(Figure scripts)
........
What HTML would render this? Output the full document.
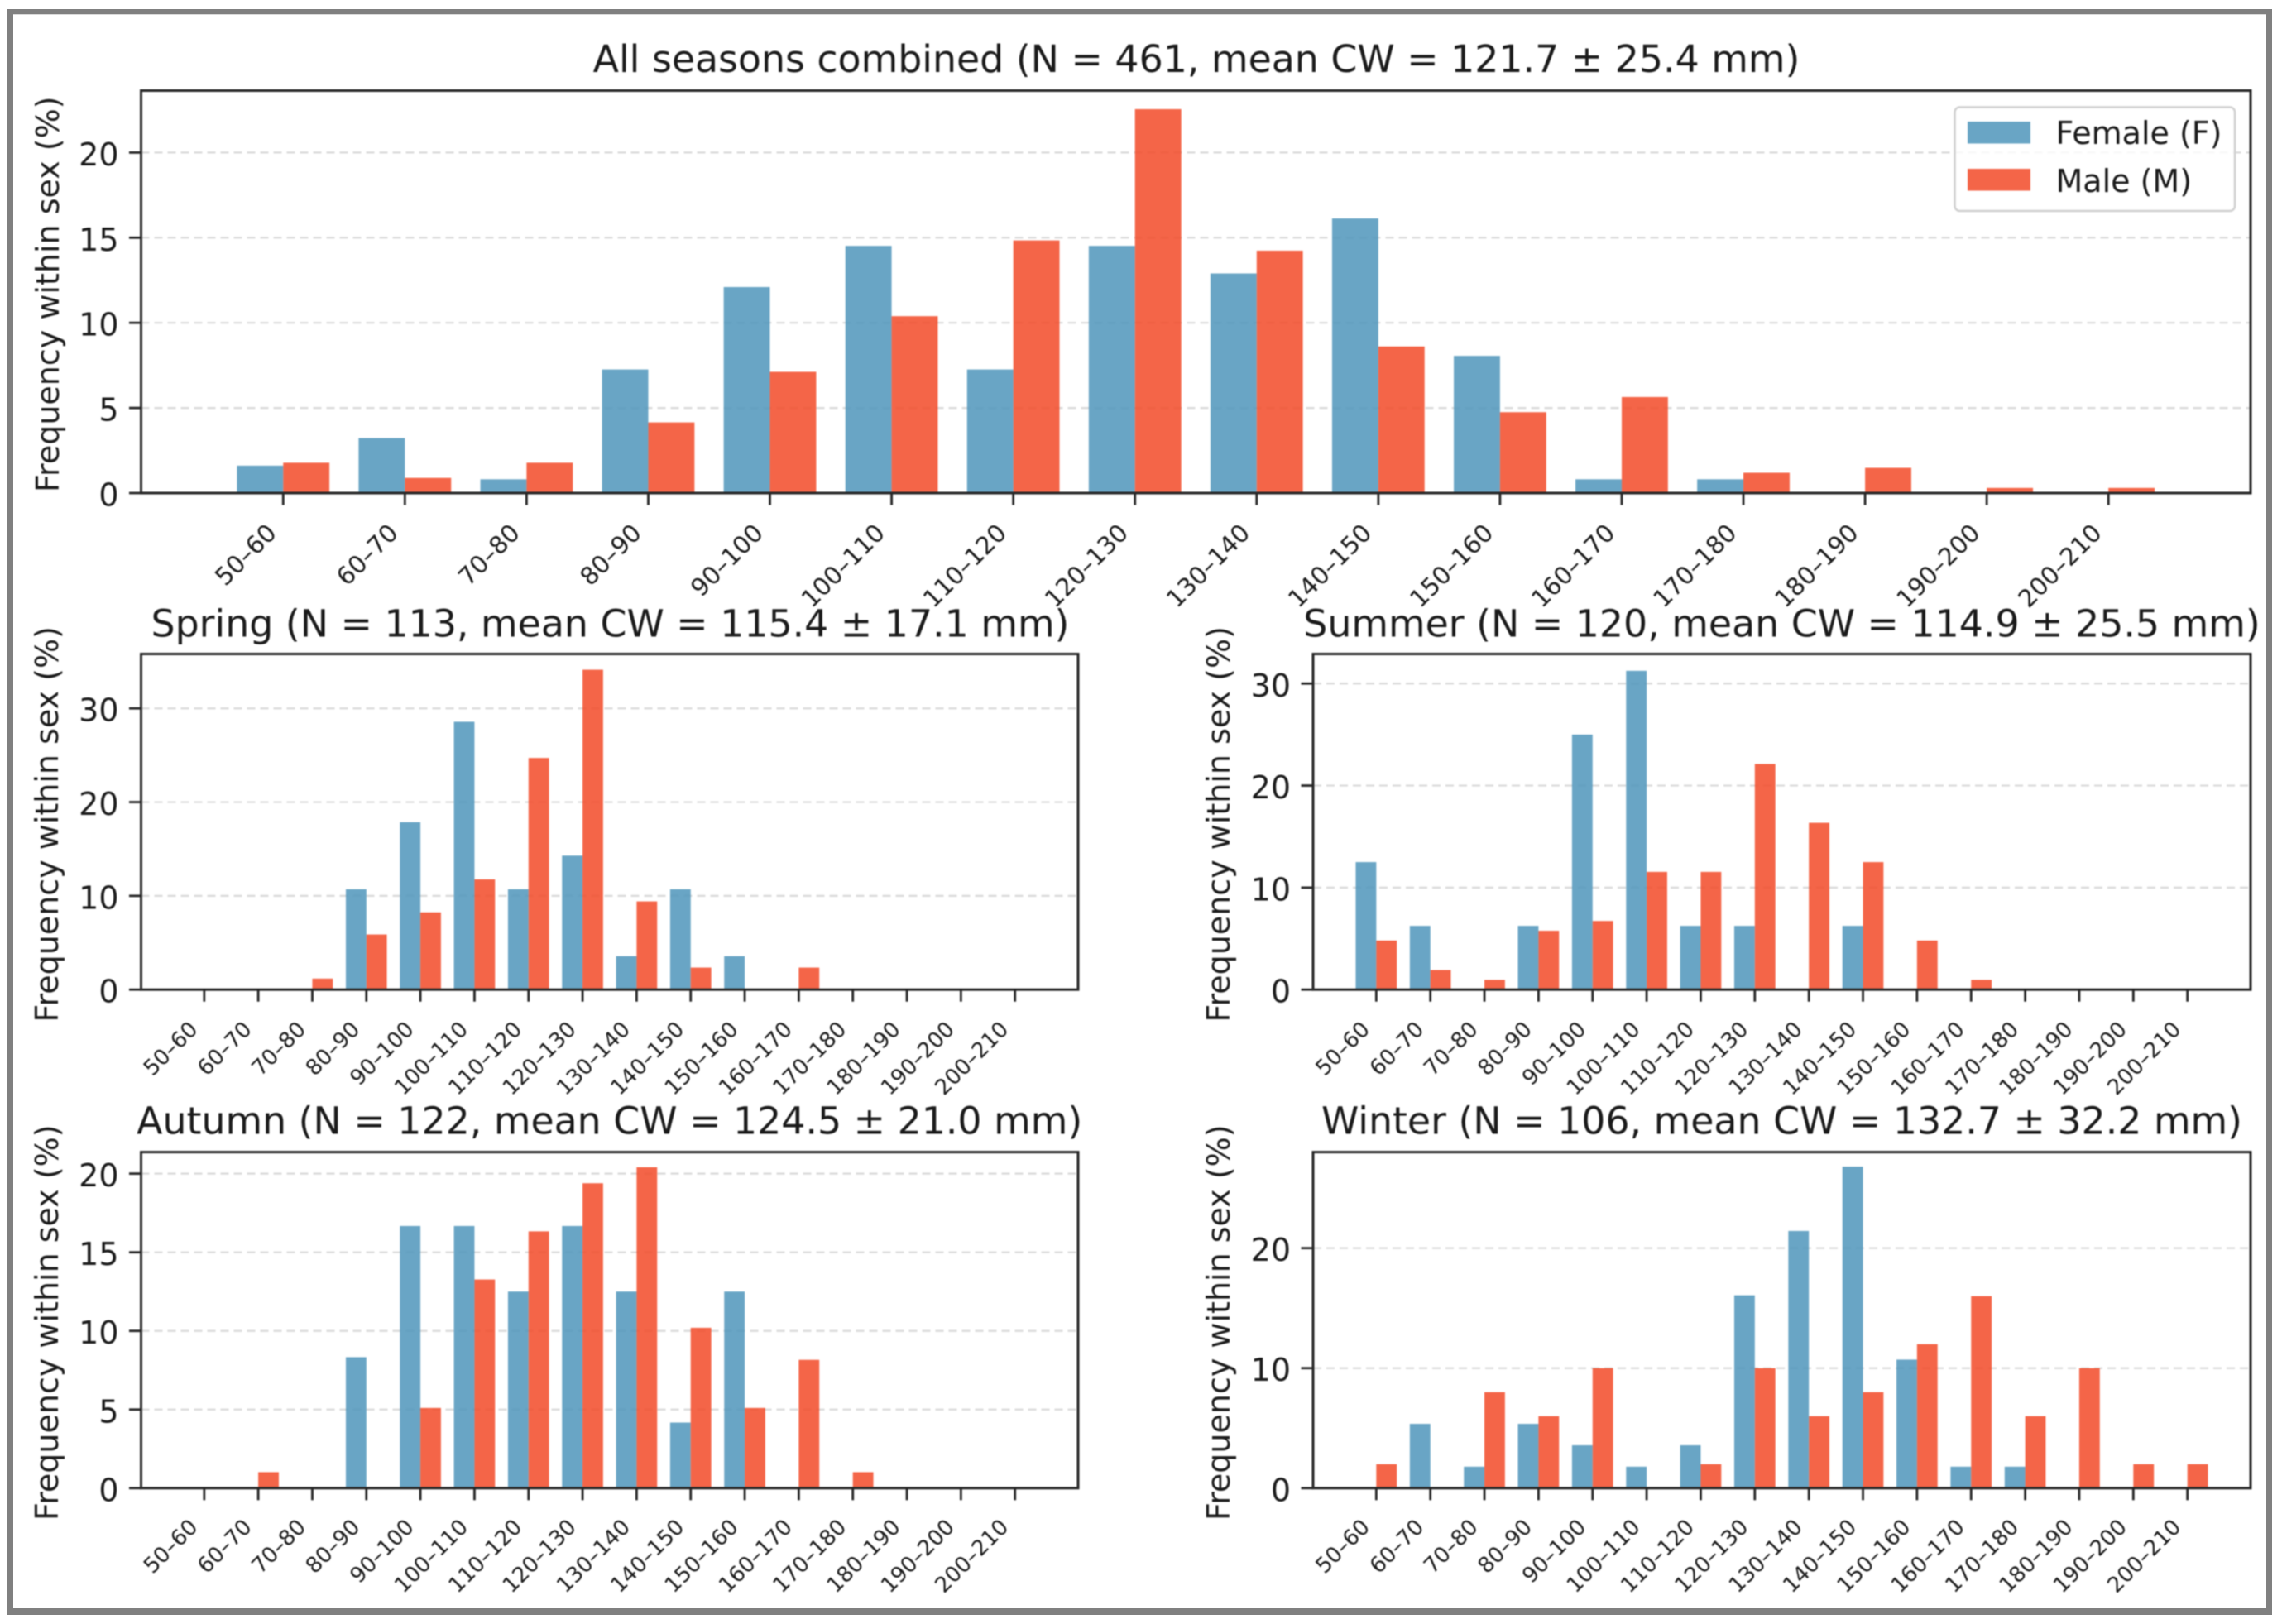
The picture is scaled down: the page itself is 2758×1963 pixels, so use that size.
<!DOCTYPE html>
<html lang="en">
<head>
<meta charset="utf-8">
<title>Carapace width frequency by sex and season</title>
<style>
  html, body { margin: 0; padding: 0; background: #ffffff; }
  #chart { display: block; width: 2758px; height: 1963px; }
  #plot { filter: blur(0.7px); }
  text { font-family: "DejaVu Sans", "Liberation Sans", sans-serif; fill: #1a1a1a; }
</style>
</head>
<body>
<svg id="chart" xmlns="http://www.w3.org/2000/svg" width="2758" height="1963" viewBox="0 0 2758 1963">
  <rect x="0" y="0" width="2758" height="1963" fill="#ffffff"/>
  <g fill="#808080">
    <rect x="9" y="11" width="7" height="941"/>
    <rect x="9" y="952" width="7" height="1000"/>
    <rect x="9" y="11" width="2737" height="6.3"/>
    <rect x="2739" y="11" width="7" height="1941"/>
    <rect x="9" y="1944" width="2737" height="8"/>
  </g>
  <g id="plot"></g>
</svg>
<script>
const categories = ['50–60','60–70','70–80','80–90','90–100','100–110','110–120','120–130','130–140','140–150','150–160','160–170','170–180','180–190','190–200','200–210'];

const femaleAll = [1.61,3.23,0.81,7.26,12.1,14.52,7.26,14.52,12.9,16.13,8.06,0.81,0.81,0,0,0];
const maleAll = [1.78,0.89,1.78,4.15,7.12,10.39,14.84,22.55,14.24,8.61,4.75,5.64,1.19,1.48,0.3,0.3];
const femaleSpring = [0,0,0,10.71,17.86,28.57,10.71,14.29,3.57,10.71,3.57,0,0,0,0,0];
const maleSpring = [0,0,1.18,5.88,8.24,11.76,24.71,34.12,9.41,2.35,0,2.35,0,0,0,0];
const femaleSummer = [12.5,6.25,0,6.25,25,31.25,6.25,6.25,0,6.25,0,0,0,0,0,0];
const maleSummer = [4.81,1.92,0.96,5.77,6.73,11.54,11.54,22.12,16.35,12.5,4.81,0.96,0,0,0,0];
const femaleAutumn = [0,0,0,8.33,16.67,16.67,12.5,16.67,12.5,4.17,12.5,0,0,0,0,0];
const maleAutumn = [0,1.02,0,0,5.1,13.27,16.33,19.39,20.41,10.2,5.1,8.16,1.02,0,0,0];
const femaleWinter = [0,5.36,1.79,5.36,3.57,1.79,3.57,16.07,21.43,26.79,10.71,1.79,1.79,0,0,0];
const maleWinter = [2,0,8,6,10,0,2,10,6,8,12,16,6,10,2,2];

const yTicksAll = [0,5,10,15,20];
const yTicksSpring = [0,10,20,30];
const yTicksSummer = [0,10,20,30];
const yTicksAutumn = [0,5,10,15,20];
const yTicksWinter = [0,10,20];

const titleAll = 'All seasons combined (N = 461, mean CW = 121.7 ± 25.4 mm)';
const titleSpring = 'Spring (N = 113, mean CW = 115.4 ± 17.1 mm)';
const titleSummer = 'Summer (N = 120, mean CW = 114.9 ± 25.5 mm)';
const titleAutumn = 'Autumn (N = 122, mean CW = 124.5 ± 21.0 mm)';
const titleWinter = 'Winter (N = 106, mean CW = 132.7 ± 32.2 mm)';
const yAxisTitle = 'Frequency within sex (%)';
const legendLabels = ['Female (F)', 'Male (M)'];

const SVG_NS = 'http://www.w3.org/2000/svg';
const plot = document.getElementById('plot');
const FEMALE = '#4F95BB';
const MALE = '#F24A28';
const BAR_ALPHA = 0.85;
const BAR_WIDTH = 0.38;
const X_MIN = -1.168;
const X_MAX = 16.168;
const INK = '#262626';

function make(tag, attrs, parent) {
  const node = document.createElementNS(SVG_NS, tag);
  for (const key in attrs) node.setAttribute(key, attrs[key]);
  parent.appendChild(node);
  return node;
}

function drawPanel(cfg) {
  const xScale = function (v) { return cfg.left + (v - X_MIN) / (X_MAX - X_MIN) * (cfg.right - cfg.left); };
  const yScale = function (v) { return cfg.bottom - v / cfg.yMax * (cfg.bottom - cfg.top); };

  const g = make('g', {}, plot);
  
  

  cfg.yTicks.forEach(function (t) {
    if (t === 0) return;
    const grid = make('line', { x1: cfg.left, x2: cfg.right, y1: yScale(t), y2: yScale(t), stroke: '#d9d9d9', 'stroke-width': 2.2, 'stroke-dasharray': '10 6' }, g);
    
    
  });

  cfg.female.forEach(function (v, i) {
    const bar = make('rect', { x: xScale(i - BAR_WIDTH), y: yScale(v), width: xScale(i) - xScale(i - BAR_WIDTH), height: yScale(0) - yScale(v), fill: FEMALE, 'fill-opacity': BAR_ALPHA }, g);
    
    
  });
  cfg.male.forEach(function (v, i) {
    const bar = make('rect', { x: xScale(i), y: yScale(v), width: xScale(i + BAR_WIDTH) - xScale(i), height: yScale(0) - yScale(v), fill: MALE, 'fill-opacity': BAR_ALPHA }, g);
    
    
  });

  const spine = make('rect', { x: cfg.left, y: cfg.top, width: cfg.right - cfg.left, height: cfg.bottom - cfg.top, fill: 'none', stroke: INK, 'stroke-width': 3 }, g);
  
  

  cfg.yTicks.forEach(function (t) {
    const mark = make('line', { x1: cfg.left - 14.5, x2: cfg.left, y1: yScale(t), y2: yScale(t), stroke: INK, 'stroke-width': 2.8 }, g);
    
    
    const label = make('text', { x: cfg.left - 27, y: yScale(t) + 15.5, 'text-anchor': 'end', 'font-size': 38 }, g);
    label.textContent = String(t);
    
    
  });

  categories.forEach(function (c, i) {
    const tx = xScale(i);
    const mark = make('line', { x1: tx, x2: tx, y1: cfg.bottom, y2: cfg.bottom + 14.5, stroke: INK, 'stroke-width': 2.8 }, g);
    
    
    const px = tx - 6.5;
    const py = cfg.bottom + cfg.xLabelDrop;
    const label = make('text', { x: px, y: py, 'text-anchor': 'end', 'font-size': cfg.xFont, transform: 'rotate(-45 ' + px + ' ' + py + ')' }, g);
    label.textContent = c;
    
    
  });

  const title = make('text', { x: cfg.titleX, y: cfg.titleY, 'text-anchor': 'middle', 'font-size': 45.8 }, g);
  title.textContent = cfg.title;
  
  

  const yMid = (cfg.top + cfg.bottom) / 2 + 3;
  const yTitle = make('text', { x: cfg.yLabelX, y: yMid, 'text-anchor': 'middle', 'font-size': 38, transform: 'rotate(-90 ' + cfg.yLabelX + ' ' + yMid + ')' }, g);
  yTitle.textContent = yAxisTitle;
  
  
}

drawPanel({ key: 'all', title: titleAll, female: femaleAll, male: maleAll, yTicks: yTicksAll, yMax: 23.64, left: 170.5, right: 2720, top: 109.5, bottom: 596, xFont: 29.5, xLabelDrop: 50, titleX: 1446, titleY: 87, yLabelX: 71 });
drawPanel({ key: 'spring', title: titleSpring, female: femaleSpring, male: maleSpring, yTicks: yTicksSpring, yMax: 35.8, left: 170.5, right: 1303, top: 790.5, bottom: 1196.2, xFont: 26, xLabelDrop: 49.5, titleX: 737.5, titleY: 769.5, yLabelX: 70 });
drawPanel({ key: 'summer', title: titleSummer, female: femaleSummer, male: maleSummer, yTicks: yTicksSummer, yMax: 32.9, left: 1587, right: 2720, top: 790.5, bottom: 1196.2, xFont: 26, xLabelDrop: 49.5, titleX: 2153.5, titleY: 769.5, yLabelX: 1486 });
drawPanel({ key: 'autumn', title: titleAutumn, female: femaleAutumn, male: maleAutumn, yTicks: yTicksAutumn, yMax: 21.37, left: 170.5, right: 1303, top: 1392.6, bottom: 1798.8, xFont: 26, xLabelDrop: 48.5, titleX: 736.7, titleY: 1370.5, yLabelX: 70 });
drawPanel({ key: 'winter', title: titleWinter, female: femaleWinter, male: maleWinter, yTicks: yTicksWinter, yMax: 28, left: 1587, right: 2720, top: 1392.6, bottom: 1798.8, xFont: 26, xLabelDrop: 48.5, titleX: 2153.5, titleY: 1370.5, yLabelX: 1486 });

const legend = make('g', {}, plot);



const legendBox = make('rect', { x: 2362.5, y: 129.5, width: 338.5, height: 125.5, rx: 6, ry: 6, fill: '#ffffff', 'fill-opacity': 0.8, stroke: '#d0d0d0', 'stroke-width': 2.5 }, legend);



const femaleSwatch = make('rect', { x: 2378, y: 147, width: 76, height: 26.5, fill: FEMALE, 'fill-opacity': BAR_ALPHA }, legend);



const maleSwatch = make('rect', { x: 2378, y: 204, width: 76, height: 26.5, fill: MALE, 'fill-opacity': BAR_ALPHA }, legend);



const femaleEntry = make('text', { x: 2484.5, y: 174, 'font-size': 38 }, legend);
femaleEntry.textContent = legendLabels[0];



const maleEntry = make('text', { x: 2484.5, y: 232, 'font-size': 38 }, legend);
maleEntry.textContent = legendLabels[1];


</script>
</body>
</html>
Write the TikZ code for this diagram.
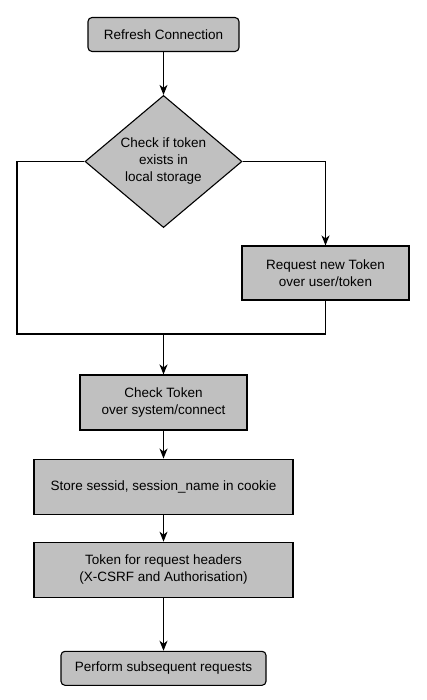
........
● **Aim of the exercise**: Say, as a number only, how many lines of the data contain "document".

● **Solution for this exercise**: 3